At Homeschool Spanish Academy, we believe that every student deserves the opportunity to become fluent in Spanish. Along with our one-on-one classes with a native Spanish speaker, we provide enough homework for students to work on during their days off from class.
The general rule we follow is creating practical homework exercises that take the same amount as the class. For a 25-minute class, there will be 25 minutes worth of homework, for a 50-minute class, 50 minutes of homework, and so on. It’s designed to give students the ability to prioritize language learning: even on their days outside of class, they can practice Spanish!
For students who choose not to partake in the benefits of homework, we do offer a Freestyle Option that excludes homework, tests, and quizzes. Additionally, for our preschool students, homework is optional.

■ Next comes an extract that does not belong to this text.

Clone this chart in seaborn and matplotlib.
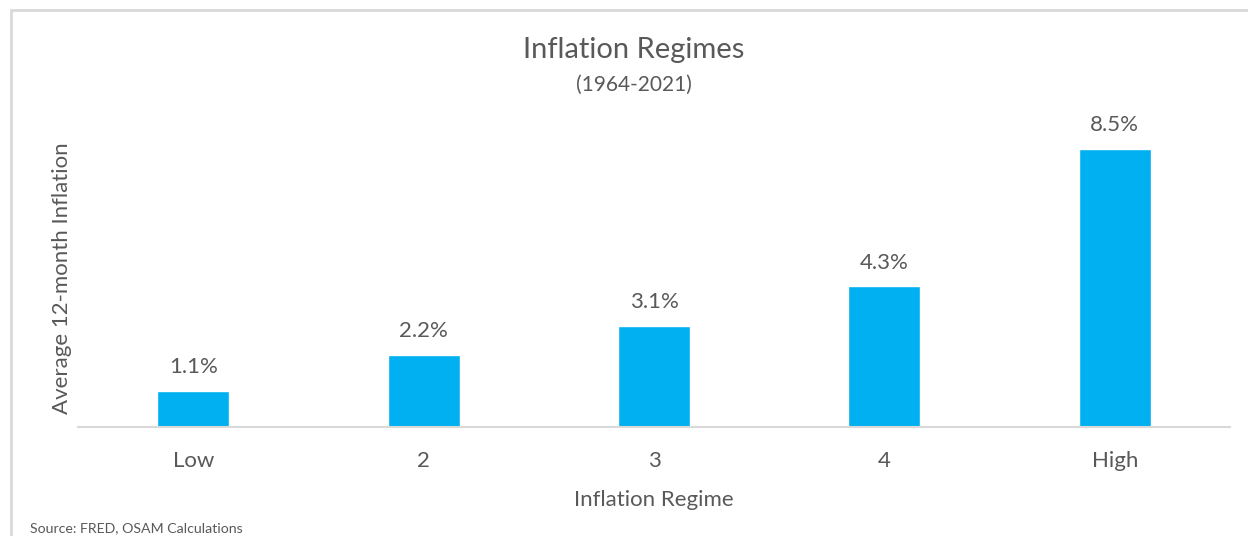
import matplotlib
matplotlib.use("Agg")
import matplotlib.pyplot as plt
import seaborn as sns
import pandas as pd
from matplotlib.patches import Rectangle

categories = ["Low", "2", "3", "4", "High"]
values = [1.1, 2.2, 3.1, 4.3, 8.5]
value_labels = ["1.1%", "2.2%", "3.1%", "4.3%", "8.5%"]

sns.set_theme(style="white")
plt.rcParams['font.family'] = ['Lato', 'DejaVu Sans']
TXT = "#595959"

W, H = 1248, 536
fig = plt.figure(figsize=(W / 100, H / 100), dpi=100)
ax = fig.add_axes([78 / W, (536 - 427) / H, (1230 - 78) / W, (427 - 110) / H])

df = pd.DataFrame({"regime": categories, "value": values})
sns.barplot(data=df, x="regime", y="value", color="#00B0F0", saturation=1,
            width=0.3125, ax=ax)

ax.set_ylim(0, 317 / 32.7)
ax.set_xlim(-0.5, 4.5)
ax.set_yticks([])
for s in ["top", "right", "left"]:
    ax.spines[s].set_visible(False)
ax.spines["bottom"].set_color("#D9D9D9")
ax.spines["bottom"].set_linewidth(1.5)
ax.tick_params(axis="x", length=0, pad=17, labelsize=16, labelcolor=TXT)

for p, lab in zip(ax.patches, value_labels):
    ax.annotate(lab, (p.get_x() + p.get_width() / 2, p.get_height()),
                xytext=(0, 10), textcoords="offset points", ha="center",
                va="bottom", fontsize=16, color=TXT)

ax.set_xlabel("Inflation Regime", fontsize=16, color=TXT, labelpad=14)
ax.set_ylabel("Average 12-month Inflation", fontsize=16, color=TXT)
ax.yaxis.set_label_coords(-0.0055, 0.47)

fig.text(634 / W, 1 - 50 / H, "Inflation Regimes", ha="center", va="center",
         fontsize=21, color=TXT)
fig.text(634 / W, 1 - 85 / H, "(1964-2021)", ha="center", va="center",
         fontsize=15, color=TXT)
fig.text(30 / W, 1 - 528 / H, "Source: FRED, OSAM Calculations", ha="left",
         va="center", fontsize=10.2, color=TXT)

fig.patches.append(Rectangle((11 / W, -0.1), 1.2, 1 - 10 / H + 0.1,
                             transform=fig.transFigure, fill=False,
                             edgecolor="#D9D9D9", linewidth=2))

fig.savefig("out.png", dpi=100)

For more information about our classes and homework, check out this article on what a year with Spanish Academy is like.
While homework for language learning is essential for consistent learning, homework in other subjects that do not require regular exposure is highly debated. Our research reveals clearly that too much homework is damaging. How much is too much?
For students in high school, the average time spent on homework without negative effects is averaging one hour a day. Students who are in middle school and below may benefit from a homework policy that uses the “10-minute per grade” rule. If you feel your child is getting too much homework, try talking to their teachers or school administrators for the reasoning behind their policies.